The plan and exterior of the house should be developed together and each should express the other. The architectural style is governed somewhat by the house plan, for any style cannot be built around any plan. The plan in turn is governed somewhat by the building site. Consider furniture placement while planning the house, particularly in small houses. Provisions for the needs and desires of children which may be included with little additional expense should not be overlooked in planning.

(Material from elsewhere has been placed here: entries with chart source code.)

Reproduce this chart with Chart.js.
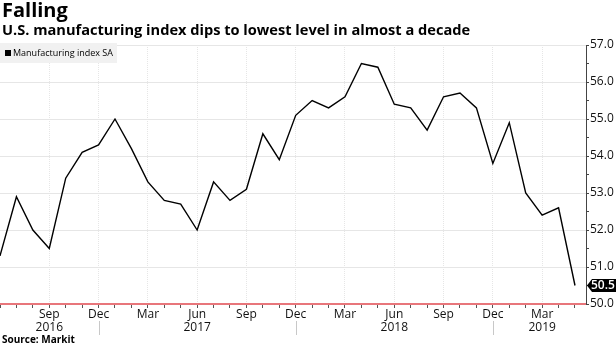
<!DOCTYPE html>
<html>
<head>
<meta charset="utf-8">
<script src="https://cdn.jsdelivr.net/npm/chart.js@4"></script>
<style>
  html, body { margin: 0; padding: 0; background: #fff; }
  #wrap { position: relative; width: 616px; height: 347px; overflow: hidden; font-family: "Open Sans", sans-serif; color: #000; }
  #c { position: absolute; left: 0; top: 0; }
  .t { position: absolute; white-space: nowrap; }
  #title { left: 2px; top: -3px; font-size: 20px; font-weight: 700; line-height: 26px; }
  #subtitle { left: 2px; top: 20px; font-size: 14.6px; font-weight: 700; line-height: 18px; }
  #source { left: 2px; top: 332px; font-size: 10px; font-weight: 700; line-height: 14px; }
  #legend { left: 0; top: 43px; width: 117px; height: 20px; background: #f1f1f1; font-size: 9px; line-height: 20px; }
  #legend .sw { position: absolute; left: 5px; top: 7px; width: 6px; height: 6px; background: #000; }
  #legend .lb { position: absolute; left: 13px; top: 0; }
</style>
</head>
<body>
<div id="wrap">
  <canvas id="c" width="616" height="347"></canvas>
  <div class="t" id="title">Falling</div>
  <div class="t" id="subtitle">U.S. manufacturing index dips to lowest level in almost a decade</div>
  <div class="t" id="legend"><span class="sw"></span><span class="lb">Manufacturing index SA</span></div>
  <div class="t" id="source">Source: Markit</div>
</div>
<script>
// ---- data ----
const categories = [
  '2016-06','2016-07','2016-08','2016-09','2016-10','2016-11','2016-12',
  '2017-01','2017-02','2017-03','2017-04','2017-05','2017-06','2017-07','2017-08','2017-09','2017-10','2017-11','2017-12',
  '2018-01','2018-02','2018-03','2018-04','2018-05','2018-06','2018-07','2018-08','2018-09','2018-10','2018-11','2018-12',
  '2019-01','2019-02','2019-03','2019-04','2019-05'
];
const manufacturingIndex = [
  51.3, 52.9, 52.0, 51.5, 53.4, 54.1, 54.3,
  55.0, 54.2, 53.3, 52.8, 52.7, 52.0, 53.3, 52.8, 53.1, 54.6, 53.9, 55.1,
  55.5, 55.3, 55.6, 56.5, 56.4, 55.4, 55.3, 54.7, 55.6, 55.7, 55.3, 53.8,
  54.9, 53.0, 52.4, 52.6, 50.5
];
const monthNames = ['Jan','Feb','Mar','Apr','May','Jun','Jul','Aug','Sep','Oct','Nov','Dec'];
const labelledMonths = ['Mar','Jun','Sep','Dec'];
const yearLabelAt = ['2016-09','2017-06','2018-06','2019-03'];
const yearSeparatorAt = ['2016-12','2017-12','2018-12'];
const yTicks = [50, 51, 52, 53, 54, 55, 56, 57];
const seriesName = 'Manufacturing index SA';

// ---- helpers ----
function monthOf(i) { return monthNames[parseInt(categories[i].slice(5), 10) - 1]; }
function isLabelled(i) { return i > 0 && labelledMonths.includes(monthOf(i)); }

const points = categories.map((c, i) => ({ x: i, y: manufacturingIndex[i] }));

const extras = {
  id: 'extras',
  afterDraw(chart) {
    const ctx = chart.ctx;
    const xs = chart.scales.x, ys = chart.scales.y, area = chart.chartArea;
    // year separators
    ctx.save();
    ctx.strokeStyle = '#c8c8c8';
    ctx.lineWidth = 1;
    yearSeparatorAt.forEach(c => {
      const i = categories.indexOf(c);
      const x = Math.round(xs.getPixelForValue(i)) + 0.5;
      ctx.beginPath(); ctx.moveTo(x, area.bottom + 17); ctx.lineTo(x, area.bottom + 31); ctx.stroke();
    });
    ctx.restore();
    // last value tag
    const last = manufacturingIndex[manufacturingIndex.length - 1];
    const y = ys.getPixelForValue(last);
    const x0 = area.right + 1;
    ctx.save();
    ctx.fillStyle = '#000';
    ctx.beginPath();
    ctx.moveTo(x0, y);
    ctx.lineTo(x0 + 5, y - 6.5);
    ctx.lineTo(616, y - 6.5);
    ctx.lineTo(616, y + 6.5);
    ctx.lineTo(x0 + 5, y + 6.5);
    ctx.closePath();
    ctx.fill();
    ctx.fillStyle = '#fff';
    ctx.font = '600 12px "Open Sans"';
    ctx.textBaseline = 'middle';
    ctx.textAlign = 'left';
    ctx.fillText(last.toFixed(1), x0 + 4, y + 0.5);
    ctx.restore();
  }
};

new Chart(document.getElementById('c'), {
  type: 'line',
  data: {
    datasets: [{
      label: seriesName,
      data: points,
      borderColor: '#000',
      borderWidth: 1.4,
      pointRadius: 0,
      tension: 0,
      fill: false
    }]
  },
  options: {
    responsive: false,
    devicePixelRatio: 1,
    animation: false,
    layout: { padding: { top: 45, left: 0, right: 0, bottom: 0 } },
    plugins: { legend: { display: false }, tooltip: { enabled: false } },
    scales: {
      x: {
        type: 'linear',
        min: 0,
        max: 35.67,
        afterFit(s) { s.height = 43; },
        afterBuildTicks(s) {
          s.ticks = categories.map((c, i) => ({ value: i }));
        },
        ticks: {
          autoSkip: false,
          maxRotation: 0,
          padding: 0,
          color: '#111',
          font: { family: 'Open Sans', size: 12, lineHeight: 1.1 },
          callback(v) {
            if (!Number.isInteger(v) || !isLabelled(v)) return '';
            const m = monthOf(v);
            if (yearLabelAt.includes(categories[v])) return [m, categories[v].slice(0, 4)];
            return m;
          }
        },
        grid: {
          drawOnChartArea: true,
          color(ctx) { return (ctx.tick && isLabelled(ctx.tick.value)) ? '#e6e6e6' : 'rgba(0,0,0,0)'; },
          tickColor: '#555',
          tickLength: 4,
          lineWidth: 1
        },
        border: { display: true, color: '#e8767b', width: 2, dash: [1, 1] }
      },
      y: {
        position: 'right',
        min: 50,
        max: 57,
        afterFit(s) { s.width = 30; },
        afterBuildTicks(s) {
          const t = [];
          yTicks.forEach((v, k) => { t.push({ value: v }); if (k < yTicks.length - 1) t.push({ value: v + 0.5 }); });
          s.ticks = t;
        },
        ticks: {
          autoSkip: false,
          padding: 1,
          color: '#111',
          font: { family: 'Open Sans', size: 12 },
          callback(v) { return Number.isInteger(v) ? v.toFixed(1) : ''; }
        },
        grid: {
          color(ctx) { return (ctx.tick && Number.isInteger(ctx.tick.value) && ctx.tick.value > 50) ? '#e6e6e6' : 'rgba(0,0,0,0)'; },
          tickColor: '#444',
          tickLength: 3,
          lineWidth: 1
        },
        border: { display: true, color: '#444', width: 1 }
      }
    }
  },
  plugins: [extras]
});
</script>
</body>
</html>
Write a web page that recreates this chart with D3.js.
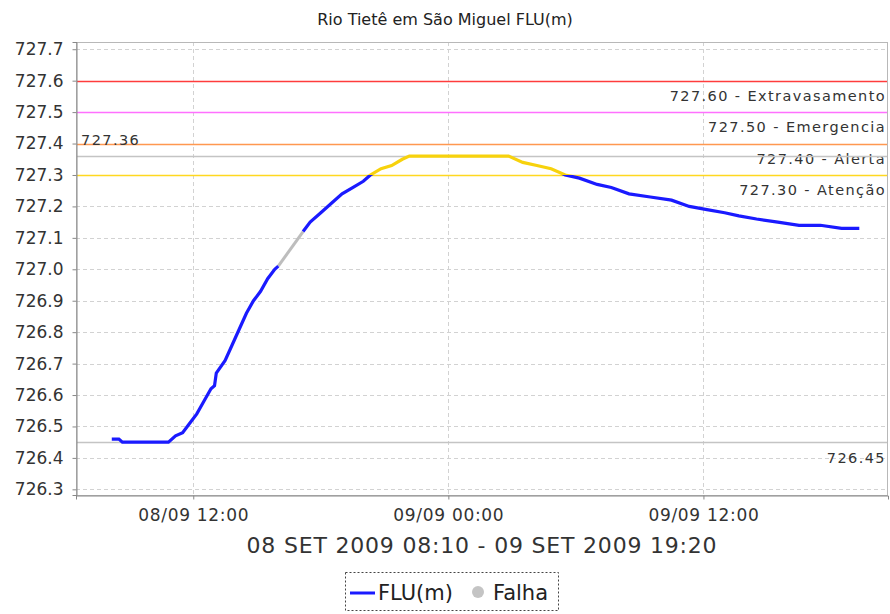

In regard to the various rooms it is well to consider the following: (1) The living room should be sufficiently large to meet its particular needs, provide for the placement of furniture, be well lighted and cheerful, with direct access to the dining room. (2) Bedrooms should be planned with cross ventilation, close to the bath, opening into a hall, and with sufficient wall space for a good location of the bed and necessary furniture. (3) The dining room should be no larger than necessary - three feet clear around the table is considered essential. Plenty of light and direct communication with the kitchen are important. (4) Kitchens should be planned around the operations conducted in them with no more floor space than is actually needed. Provision should be made for cross ventilation and easy access to dining room, front and back doors, telephone, and stairs to the second floor and basement.